Secondo i calcoli dell’Anpi le partigiane “combattenti” furono 35mila, altre 20mila ebbero funzioni di supporto. Tra loro ci furono 16 medaglie d’oro e 17 medaglie d’argento al valor militare, 512 commissarie di guerra. Oltre 4600 furono arrestate, torturate, mutilate e condannate dai tribunali fascisti.
Per concludere, serve ancora ricordare, perché è giusto sottolinearlo, l’apporto del mondo cattolico nella Resistenza, documentato nel saggio “Chiesa, mondo cattolico e società civile durante la Resistenza. Seconda guerra mondiale” (di Luigi Fiorani, Edizioni di Storia e Letteratura, 2009): “Padre Fiorello Piersanti, a Montesacro, aprì le porte della parrocchia per accogliere giovani legati al Partito d’Azione, in contatto con alcuni ebrei. Mentre don Luigi Manazza, a Valle Aurelia, con i suoi parrocchiani e un gruppo di residenti, trasformò alcune fornaci spente della zona in rifugio per antifascisti ed ebrei indirizzando i perseguitati “per la razza” alla Casa Don Guanella presso Sondrio, un posto dal quale con relativa facilità si poteva riparare in Svizzera. Don Ferdinando Volpino è stato un esempio di particolare “resistenza”: a Donna Olimpia aprì la canonica a riunioni clandestine, ospitando una settantina di ebrei nello scantinato della chiesa, destinato anche a deposito di armi per le formazioni partigiane”.

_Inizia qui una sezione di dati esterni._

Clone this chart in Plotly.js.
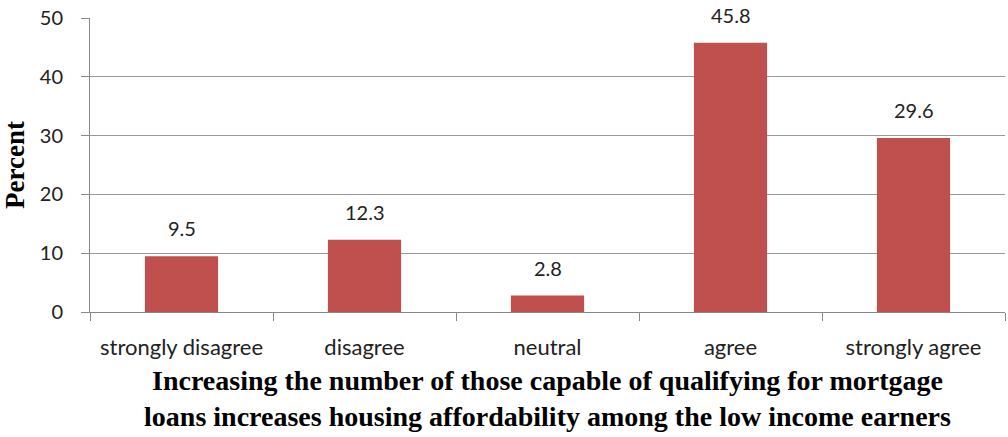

Tra le tante storie, raccontate nelle oltre cinquecento pagine del volume, viene, inoltre, evidenziato che le parrocchie, oltre l’ospitalità o il sostegno economico, erano impegnate nella ricerca di espedienti per evitare le leggi razziali e di conseguenza le deportazioni nei campi di sterminio. Il 25 aprile non è e non sarà mai un giorno qualunque. Oggi come allora è necessario essere in campo per una società libera, giusta, solidale e per il rispetto e l’applicazione della Costituzione italiana.